** Start **
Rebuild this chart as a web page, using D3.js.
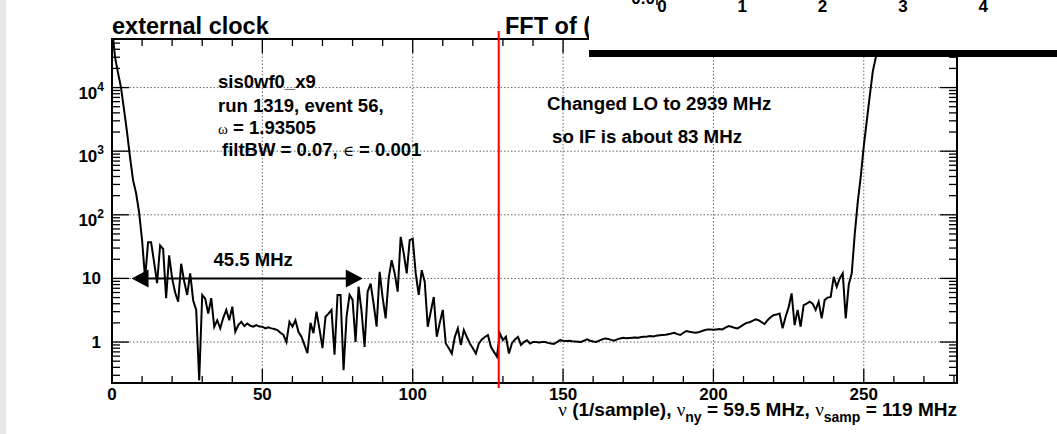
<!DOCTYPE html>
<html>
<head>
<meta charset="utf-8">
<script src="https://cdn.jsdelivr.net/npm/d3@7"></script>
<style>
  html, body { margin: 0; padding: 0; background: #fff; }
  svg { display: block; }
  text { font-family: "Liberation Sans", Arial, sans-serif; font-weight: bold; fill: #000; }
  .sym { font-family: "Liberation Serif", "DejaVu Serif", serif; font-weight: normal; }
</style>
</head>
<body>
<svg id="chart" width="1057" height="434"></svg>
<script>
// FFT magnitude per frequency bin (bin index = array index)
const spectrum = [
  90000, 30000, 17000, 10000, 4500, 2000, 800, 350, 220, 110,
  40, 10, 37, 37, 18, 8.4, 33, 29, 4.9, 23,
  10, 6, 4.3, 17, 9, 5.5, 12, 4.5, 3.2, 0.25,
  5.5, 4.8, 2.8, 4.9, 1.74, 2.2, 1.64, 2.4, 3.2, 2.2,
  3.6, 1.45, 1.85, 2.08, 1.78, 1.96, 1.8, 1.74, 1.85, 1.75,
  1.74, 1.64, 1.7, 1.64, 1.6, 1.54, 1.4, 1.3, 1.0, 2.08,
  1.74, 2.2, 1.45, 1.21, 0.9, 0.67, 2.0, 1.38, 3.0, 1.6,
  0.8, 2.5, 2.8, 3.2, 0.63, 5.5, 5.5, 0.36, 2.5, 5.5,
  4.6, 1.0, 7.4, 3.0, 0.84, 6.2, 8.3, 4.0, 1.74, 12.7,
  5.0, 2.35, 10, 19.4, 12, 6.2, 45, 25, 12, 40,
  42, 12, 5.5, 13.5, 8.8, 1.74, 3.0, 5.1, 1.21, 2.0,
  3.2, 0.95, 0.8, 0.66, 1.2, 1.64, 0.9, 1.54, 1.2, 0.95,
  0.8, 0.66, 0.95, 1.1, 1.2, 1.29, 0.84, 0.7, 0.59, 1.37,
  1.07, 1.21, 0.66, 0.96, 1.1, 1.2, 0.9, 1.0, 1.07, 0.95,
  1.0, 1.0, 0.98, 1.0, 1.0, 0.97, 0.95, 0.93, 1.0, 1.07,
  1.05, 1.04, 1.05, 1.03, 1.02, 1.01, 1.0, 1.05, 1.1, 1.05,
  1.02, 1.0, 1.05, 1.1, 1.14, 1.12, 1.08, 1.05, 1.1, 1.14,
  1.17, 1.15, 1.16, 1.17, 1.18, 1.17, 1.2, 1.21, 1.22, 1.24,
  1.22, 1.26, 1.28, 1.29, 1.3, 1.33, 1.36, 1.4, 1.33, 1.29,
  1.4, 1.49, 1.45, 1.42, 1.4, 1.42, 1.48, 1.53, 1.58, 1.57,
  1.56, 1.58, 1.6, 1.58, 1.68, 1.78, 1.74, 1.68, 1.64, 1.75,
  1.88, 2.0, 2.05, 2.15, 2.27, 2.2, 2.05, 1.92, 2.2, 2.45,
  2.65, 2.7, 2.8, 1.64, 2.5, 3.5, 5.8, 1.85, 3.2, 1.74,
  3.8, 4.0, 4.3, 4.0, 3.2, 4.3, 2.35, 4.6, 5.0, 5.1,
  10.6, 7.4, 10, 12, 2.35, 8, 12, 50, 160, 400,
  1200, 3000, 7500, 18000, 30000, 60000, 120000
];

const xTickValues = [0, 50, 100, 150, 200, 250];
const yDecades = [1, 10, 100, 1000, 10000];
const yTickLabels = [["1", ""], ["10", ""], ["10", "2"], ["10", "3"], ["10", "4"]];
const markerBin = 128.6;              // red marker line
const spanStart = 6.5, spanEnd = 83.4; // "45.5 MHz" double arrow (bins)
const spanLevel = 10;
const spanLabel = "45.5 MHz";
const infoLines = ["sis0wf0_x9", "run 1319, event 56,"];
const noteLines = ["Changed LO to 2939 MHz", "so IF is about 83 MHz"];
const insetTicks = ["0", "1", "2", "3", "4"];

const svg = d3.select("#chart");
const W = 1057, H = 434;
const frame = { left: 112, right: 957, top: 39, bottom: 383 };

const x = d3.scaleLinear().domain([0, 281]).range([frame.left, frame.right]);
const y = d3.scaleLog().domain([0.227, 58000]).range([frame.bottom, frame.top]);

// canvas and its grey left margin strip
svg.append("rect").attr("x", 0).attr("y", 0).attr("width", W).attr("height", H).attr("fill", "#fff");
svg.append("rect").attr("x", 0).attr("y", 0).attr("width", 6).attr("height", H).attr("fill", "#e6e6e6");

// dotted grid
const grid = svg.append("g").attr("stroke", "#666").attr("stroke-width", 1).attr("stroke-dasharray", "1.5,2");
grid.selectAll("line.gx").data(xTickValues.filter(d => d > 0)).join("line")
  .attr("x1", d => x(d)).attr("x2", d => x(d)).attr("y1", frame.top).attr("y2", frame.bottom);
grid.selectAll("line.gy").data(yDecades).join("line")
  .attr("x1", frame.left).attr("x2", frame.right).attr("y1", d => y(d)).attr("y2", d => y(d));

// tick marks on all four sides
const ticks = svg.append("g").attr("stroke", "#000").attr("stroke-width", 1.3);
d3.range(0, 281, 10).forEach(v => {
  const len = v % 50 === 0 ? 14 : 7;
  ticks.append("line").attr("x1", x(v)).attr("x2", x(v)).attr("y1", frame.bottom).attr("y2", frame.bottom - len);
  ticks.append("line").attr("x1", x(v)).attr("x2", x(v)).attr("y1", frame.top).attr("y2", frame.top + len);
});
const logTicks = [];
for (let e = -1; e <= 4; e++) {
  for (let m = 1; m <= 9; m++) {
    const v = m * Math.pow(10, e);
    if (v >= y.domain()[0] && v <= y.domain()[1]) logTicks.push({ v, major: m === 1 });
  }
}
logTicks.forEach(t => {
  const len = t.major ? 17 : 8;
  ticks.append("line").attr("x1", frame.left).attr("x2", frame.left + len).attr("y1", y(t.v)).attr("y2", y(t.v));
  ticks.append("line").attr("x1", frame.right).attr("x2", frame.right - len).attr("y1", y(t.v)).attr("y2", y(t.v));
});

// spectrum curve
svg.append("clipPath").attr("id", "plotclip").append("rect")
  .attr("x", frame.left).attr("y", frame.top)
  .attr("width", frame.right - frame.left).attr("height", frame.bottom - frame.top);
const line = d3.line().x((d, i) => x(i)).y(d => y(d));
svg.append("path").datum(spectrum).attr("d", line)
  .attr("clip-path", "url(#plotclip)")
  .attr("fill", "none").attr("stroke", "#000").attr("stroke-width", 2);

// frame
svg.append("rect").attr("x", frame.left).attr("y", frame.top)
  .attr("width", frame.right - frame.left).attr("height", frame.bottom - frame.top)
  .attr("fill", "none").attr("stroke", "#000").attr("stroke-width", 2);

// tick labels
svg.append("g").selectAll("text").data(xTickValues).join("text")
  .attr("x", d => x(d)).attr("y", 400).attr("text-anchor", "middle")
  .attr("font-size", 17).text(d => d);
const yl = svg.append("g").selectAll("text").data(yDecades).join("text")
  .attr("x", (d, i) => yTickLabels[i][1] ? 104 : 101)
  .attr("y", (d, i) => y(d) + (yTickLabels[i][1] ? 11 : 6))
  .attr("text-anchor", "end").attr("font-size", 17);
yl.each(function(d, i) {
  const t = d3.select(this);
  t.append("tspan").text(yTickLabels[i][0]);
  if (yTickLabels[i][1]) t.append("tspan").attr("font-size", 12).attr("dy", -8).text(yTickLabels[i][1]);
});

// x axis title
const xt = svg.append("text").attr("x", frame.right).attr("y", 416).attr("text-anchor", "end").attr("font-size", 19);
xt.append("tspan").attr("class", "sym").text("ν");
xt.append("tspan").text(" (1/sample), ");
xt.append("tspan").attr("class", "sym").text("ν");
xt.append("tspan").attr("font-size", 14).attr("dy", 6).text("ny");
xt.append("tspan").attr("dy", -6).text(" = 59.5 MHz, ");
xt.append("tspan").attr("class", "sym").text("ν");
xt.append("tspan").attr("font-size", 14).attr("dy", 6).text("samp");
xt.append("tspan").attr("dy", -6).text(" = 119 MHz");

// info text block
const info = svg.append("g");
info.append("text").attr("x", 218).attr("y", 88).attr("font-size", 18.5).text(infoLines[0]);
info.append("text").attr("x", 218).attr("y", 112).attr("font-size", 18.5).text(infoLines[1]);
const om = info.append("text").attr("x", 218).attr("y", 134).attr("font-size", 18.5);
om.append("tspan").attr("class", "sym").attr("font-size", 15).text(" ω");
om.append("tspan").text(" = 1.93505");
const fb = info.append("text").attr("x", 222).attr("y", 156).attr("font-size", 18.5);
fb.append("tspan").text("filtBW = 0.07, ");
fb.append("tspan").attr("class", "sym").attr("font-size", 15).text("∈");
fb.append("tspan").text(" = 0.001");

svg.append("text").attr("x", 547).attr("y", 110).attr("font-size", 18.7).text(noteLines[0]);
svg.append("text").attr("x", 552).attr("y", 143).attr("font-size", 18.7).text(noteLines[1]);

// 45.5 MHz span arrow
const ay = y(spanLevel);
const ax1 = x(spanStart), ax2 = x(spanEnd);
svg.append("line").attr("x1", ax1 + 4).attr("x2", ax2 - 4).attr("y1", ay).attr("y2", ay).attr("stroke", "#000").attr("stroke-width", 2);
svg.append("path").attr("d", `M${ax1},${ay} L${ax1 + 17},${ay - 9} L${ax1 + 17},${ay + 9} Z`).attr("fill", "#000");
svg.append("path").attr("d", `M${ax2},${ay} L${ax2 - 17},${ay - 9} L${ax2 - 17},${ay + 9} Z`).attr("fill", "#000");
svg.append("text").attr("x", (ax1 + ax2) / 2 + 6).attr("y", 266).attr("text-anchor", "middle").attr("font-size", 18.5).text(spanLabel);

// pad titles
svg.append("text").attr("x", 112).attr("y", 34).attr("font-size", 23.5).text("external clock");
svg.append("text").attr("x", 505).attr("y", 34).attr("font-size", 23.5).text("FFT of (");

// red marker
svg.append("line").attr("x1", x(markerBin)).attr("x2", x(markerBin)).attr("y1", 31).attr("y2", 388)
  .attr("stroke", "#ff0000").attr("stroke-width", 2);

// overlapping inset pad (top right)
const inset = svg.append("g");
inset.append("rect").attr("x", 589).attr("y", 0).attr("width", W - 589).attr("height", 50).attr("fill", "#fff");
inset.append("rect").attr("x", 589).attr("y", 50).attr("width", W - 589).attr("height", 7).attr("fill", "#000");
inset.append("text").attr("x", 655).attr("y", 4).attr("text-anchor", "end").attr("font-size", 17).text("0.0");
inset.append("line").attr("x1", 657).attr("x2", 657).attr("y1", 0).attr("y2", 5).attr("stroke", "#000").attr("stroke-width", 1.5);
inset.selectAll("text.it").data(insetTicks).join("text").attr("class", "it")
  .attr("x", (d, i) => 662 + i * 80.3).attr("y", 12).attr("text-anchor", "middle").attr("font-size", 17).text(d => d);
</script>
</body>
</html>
** End **
GOAL OF THE EXERCISE: Select every line above that contains the word "this", and copy it.

FINISHED TASK:
Rebuild this chart as a web page, using D3.js.
  const t = d3.select(this);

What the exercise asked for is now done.